▶ DATA ROWS:
____________________

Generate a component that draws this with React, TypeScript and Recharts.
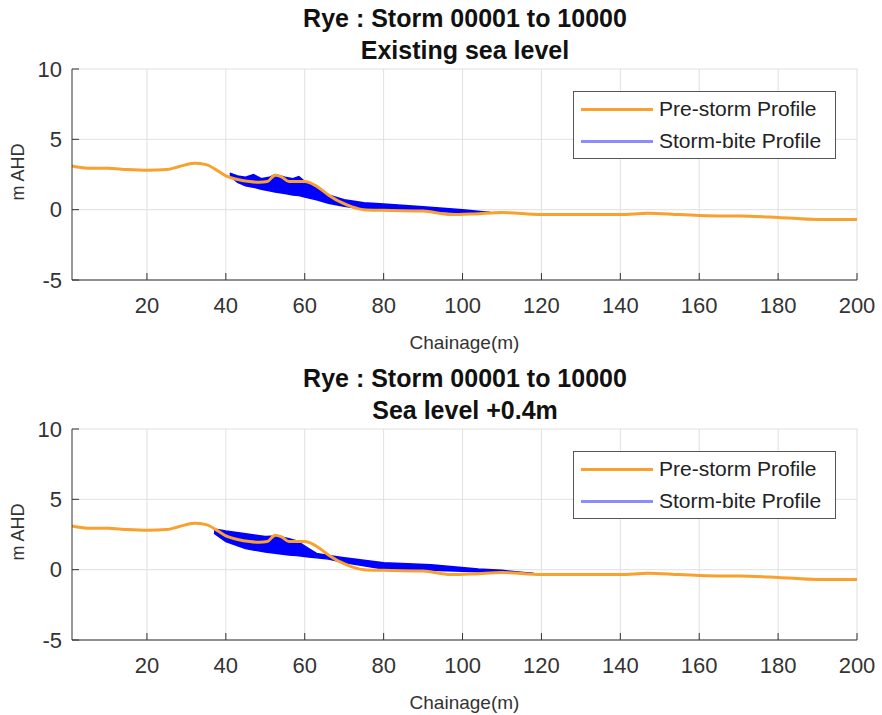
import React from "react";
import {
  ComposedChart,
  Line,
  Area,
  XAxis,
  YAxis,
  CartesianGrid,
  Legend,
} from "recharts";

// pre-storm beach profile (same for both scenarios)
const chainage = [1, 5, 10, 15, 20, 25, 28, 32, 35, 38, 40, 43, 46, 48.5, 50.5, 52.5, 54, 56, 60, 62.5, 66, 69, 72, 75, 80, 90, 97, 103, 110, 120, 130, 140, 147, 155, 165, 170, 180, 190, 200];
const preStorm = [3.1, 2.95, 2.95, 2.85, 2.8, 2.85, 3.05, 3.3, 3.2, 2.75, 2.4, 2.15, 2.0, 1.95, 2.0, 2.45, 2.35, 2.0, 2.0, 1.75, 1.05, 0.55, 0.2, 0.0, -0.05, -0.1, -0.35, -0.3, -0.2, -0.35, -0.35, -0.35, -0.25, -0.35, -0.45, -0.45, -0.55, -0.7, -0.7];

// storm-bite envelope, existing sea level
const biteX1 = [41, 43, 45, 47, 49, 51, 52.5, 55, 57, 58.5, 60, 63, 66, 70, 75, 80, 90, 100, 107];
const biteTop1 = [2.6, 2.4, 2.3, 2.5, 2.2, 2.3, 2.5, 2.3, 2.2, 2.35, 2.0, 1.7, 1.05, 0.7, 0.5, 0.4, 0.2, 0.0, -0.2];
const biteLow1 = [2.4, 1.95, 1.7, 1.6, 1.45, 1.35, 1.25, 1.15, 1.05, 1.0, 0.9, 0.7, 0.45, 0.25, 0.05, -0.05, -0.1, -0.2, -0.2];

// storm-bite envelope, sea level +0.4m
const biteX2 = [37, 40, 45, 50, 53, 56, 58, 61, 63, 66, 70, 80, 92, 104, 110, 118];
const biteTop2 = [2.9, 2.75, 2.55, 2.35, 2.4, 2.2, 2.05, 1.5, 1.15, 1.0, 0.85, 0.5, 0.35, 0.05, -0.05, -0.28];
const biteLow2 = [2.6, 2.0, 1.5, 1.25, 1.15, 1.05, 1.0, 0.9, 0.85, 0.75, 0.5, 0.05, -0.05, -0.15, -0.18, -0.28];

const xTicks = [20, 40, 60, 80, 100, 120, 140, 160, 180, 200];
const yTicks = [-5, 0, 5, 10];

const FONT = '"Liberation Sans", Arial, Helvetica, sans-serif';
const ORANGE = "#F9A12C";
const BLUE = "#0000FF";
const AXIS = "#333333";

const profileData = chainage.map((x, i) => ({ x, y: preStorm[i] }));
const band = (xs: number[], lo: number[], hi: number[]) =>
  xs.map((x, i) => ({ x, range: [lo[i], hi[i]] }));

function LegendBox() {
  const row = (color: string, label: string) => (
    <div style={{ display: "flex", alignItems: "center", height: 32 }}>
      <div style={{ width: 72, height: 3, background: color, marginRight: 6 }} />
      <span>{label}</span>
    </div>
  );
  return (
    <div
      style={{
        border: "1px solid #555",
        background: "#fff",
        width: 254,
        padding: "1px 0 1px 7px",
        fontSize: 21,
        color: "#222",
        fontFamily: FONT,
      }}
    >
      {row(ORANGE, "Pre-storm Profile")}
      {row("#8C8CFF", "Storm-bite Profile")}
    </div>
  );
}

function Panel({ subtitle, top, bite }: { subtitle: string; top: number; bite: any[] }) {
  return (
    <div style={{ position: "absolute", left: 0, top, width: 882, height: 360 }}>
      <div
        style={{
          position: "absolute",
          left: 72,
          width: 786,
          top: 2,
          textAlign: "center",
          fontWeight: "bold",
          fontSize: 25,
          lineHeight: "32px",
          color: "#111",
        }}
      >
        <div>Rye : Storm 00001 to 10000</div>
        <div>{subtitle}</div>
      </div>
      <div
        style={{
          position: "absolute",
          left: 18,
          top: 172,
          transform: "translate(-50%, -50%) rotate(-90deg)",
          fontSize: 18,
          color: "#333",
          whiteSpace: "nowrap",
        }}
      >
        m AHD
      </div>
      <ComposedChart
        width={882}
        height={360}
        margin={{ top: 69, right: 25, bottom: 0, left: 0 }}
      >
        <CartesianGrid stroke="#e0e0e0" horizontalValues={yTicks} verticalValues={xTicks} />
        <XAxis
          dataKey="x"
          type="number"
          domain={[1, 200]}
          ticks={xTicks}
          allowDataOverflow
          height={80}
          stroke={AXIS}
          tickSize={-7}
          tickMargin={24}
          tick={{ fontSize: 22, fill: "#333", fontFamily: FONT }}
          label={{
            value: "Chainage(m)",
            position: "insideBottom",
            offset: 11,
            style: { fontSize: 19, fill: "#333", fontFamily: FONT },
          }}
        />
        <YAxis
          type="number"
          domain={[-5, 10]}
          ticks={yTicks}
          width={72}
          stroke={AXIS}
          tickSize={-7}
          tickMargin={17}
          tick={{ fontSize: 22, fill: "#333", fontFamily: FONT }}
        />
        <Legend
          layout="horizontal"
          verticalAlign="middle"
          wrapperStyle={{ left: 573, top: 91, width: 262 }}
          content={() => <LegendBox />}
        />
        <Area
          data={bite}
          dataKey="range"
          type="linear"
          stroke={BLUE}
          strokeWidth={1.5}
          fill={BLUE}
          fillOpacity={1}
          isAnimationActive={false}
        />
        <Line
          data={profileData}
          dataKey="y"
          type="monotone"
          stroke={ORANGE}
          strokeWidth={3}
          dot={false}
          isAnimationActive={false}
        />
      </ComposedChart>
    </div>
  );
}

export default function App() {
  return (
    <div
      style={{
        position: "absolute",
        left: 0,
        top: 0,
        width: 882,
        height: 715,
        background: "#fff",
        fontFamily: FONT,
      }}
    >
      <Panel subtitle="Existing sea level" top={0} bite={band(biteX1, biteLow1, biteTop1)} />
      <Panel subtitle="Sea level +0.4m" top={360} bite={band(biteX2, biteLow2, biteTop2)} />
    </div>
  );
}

____________________

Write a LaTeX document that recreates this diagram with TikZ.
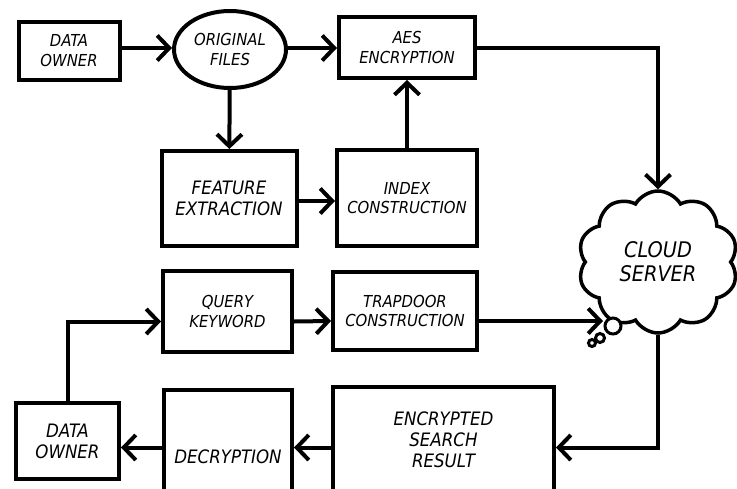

____________________

▶ TASK DESCRIPTION: Your task is to quote, unchanged, only the lines from the line bearing "Generate a component" through the line bearing "-0.15, -0.18, -0.28];"; the pictures are not part of the copy.

▶ SOLUTION:
Generate a component that draws this with React, TypeScript and Recharts.
import React from "react";
import {
  ComposedChart,
  Line,
  Area,
  XAxis,
  YAxis,
  CartesianGrid,
  Legend,
} from "recharts";

// pre-storm beach profile (same for both scenarios)
const chainage = [1, 5, 10, 15, 20, 25, 28, 32, 35, 38, 40, 43, 46, 48.5, 50.5, 52.5, 54, 56, 60, 62.5, 66, 69, 72, 75, 80, 90, 97, 103, 110, 120, 130, 140, 147, 155, 165, 170, 180, 190, 200];
const preStorm = [3.1, 2.95, 2.95, 2.85, 2.8, 2.85, 3.05, 3.3, 3.2, 2.75, 2.4, 2.15, 2.0, 1.95, 2.0, 2.45, 2.35, 2.0, 2.0, 1.75, 1.05, 0.55, 0.2, 0.0, -0.05, -0.1, -0.35, -0.3, -0.2, -0.35, -0.35, -0.35, -0.25, -0.35, -0.45, -0.45, -0.55, -0.7, -0.7];

// storm-bite envelope, existing sea level
const biteX1 = [41, 43, 45, 47, 49, 51, 52.5, 55, 57, 58.5, 60, 63, 66, 70, 75, 80, 90, 100, 107];
const biteTop1 = [2.6, 2.4, 2.3, 2.5, 2.2, 2.3, 2.5, 2.3, 2.2, 2.35, 2.0, 1.7, 1.05, 0.7, 0.5, 0.4, 0.2, 0.0, -0.2];
const biteLow1 = [2.4, 1.95, 1.7, 1.6, 1.45, 1.35, 1.25, 1.15, 1.05, 1.0, 0.9, 0.7, 0.45, 0.25, 0.05, -0.05, -0.1, -0.2, -0.2];

// storm-bite envelope, sea level +0.4m
const biteX2 = [37, 40, 45, 50, 53, 56, 58, 61, 63, 66, 70, 80, 92, 104, 110, 118];
const biteTop2 = [2.9, 2.75, 2.55, 2.35, 2.4, 2.2, 2.05, 1.5, 1.15, 1.0, 0.85, 0.5, 0.35, 0.05, -0.05, -0.28];
const biteLow2 = [2.6, 2.0, 1.5, 1.25, 1.15, 1.05, 1.0, 0.9, 0.85, 0.75, 0.5, 0.05, -0.05, -0.15, -0.18, -0.28];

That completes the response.